Continuing along this fundamental line, Prof. Dr. George Fitzgerald Smoot (2006) allowed us to peer back into time illustrating how he and his team showed the blackbody form – a fingerprint from the big bang that is still evident at the edge of the universe. Plotting out the 13.6 billion years that the universe has existed, he took us through the various ‘spheres of time’ that constitute the various phases our universe have gone through. “In 2008, the launch of the ‘Max Planck’ satellite will hopefully shed more light on the radiation relic by looking at the linear polarisation of this phenomenon”, Prof Smoot told us. Recently, the expansion of the universe has been seen to accelerate once more. This has possible links to the existence of dark matter (the great unknown in physics that accounts for a massive percentage of the mass of the universe). This spooky concept has also been attributed to the formation of bright-light (from stars) filaments with clusters occurring at filament junctions.

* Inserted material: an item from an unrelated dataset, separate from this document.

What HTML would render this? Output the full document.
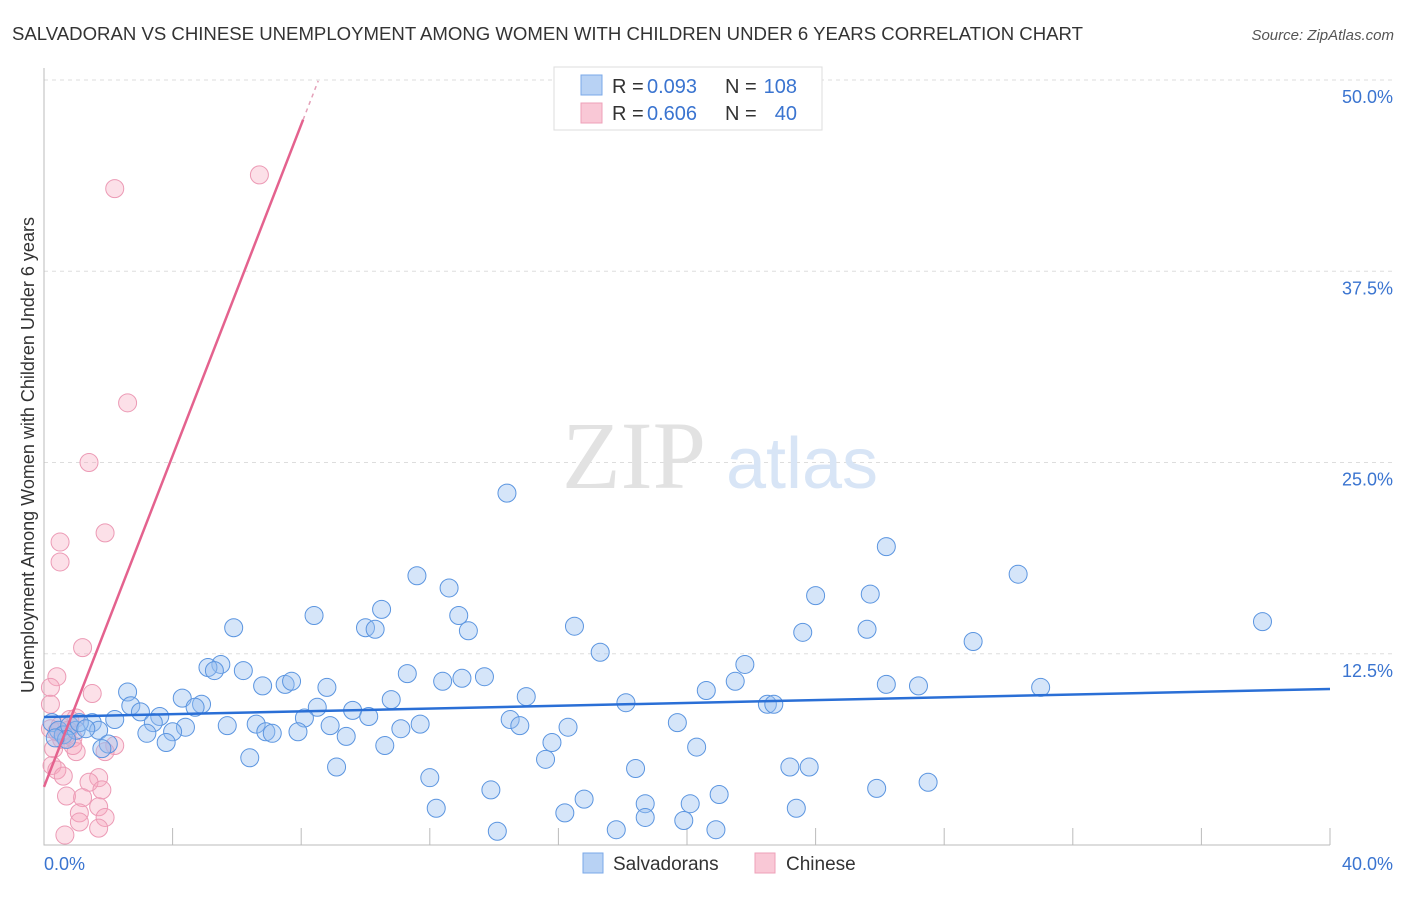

  Expansion of the Universe 

Understanding the particles that form the building blocks of our universe was the topic of the next section of talks. Linking the theories of the tiny (governed by quantum dynamics) and of the galactic (relativity) scientists hope to develop a general theory of everything. Prof. Dr. Martinus J.G. Veltman  (winner in 1999), whose prize was given for devising a mathematical system of predicting the properties of the subatomic particles that make up the universe, gave us a concise history of particle physics. Interestingly, this began with Nicolas Callen’s (Irish) induction coil which produced 600,000Volts. He pointed out that the voltage was monitored by getting his students to stand in a conducting line in contact with the source – we all laughed and then he asked us to think what were all made do in our experimental lives J. Trinity scientist and Nobel Laureate Earnest Walton was credited with the first particle accelerator and the first experimental evidence for Einstein’s E=mc2 equation. His talk continued through the evolution of the particle accelerators, right up to the Large Hadron Colloider about to be opened at CERN (http://public.web.cern.ch/Public/Welcome.html).

 

Prof. Dr. David J. Gross explained the excitement surrounding the Large Hadron Colloider that is about to be switched on at CERN. The colloider will operate at massive energies allowing the creation of exciting, unseen, sub-atomic particles. The authors of the standard model described to us the missing pieces of the jigsaw required; (1) the search for the Higgs particle which they hope will prove the standard model and; (2) looking at super-symmetry.

 

All agreed that this was perhaps the most exciting time ever in particle physics with Nobel prize winning work there for the taking!